Answer: No. Not on this alone. Generally in Massachusetts, home making and child rearing are considered non financial contributions to the marriage and are seen as equal in value to a spouse’s financial contributions. However, courts in Massachusetts have found a spouse’s non financial contributions were much less substantial than the other spouse’s financial and/or non financial contributions, and awarded more property to the “super” contributor. See e.g., Williams v. Massa, 431 Mass. 619 (2000).
Question: My spouse and I bought real estate together before we were married, but title to the property is in my spouse’s name. Will the court divide that property?
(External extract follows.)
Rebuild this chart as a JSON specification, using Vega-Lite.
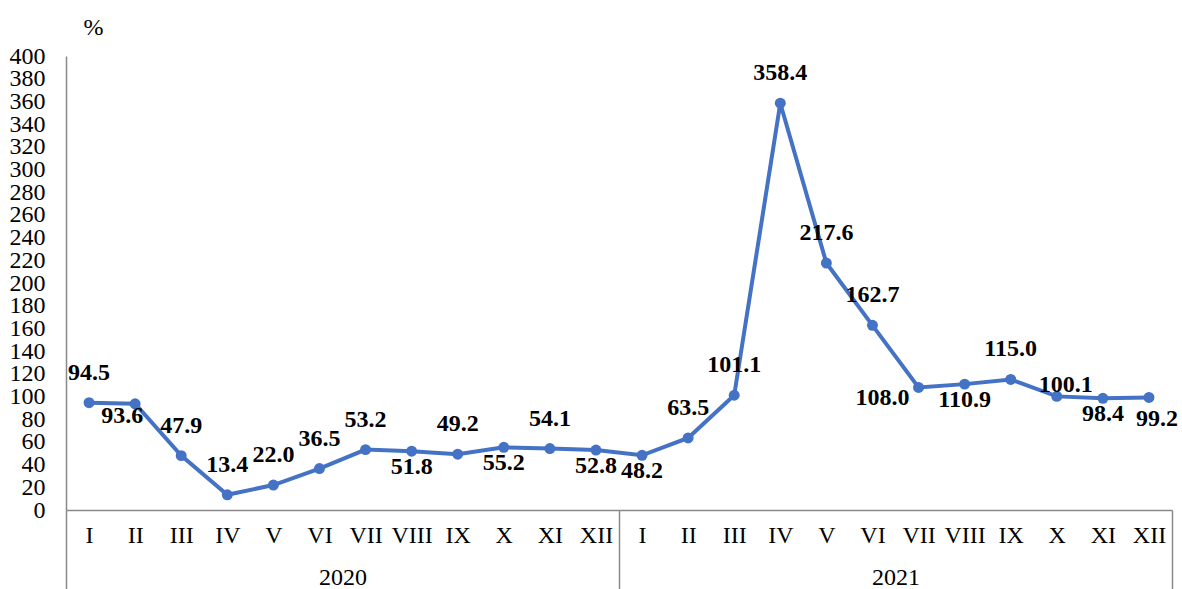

Answer: Generally, an asset owned before the marriage by one spouse, and kept separate from the “marital enterprise” after the wedding will be awarded to the spouse who brought the asset to the marriage. However, the Probate and Family Court has broad “equity” power, meaning it can decide to allocate assets in a manner it sees as fair and reasonable under your particular circumstances, even for assets acquired in the name of one spouse but managed by the couple before and/or during the marriage.
Question: How can I make an Agreement to divide property?
Answer: We highly recommend that you hire a skilled attorney to analyze, negotiate, and draft your Separation Agreement. In Massachusetts, there are no “do-overs” when you and your spouse divide your property. You only get one chance to divide your property. If you change your mind after the judgment, there is almost never a way to go back to court.
Question: What if I find out after a divorce that my spouse did not disclose all of his or her assets?
Answer: This is the exception to the one time property division rule. If you learn that your spouse lied and did not tell you about property he or she owned, and committed fraud. Fraud is usually extremely difficult to prove, and unless it is for a large amount of money or property, you may wind up spending more to recover it than accepting the loss. For these reasons, it is always best to have a lawyer representing your interests.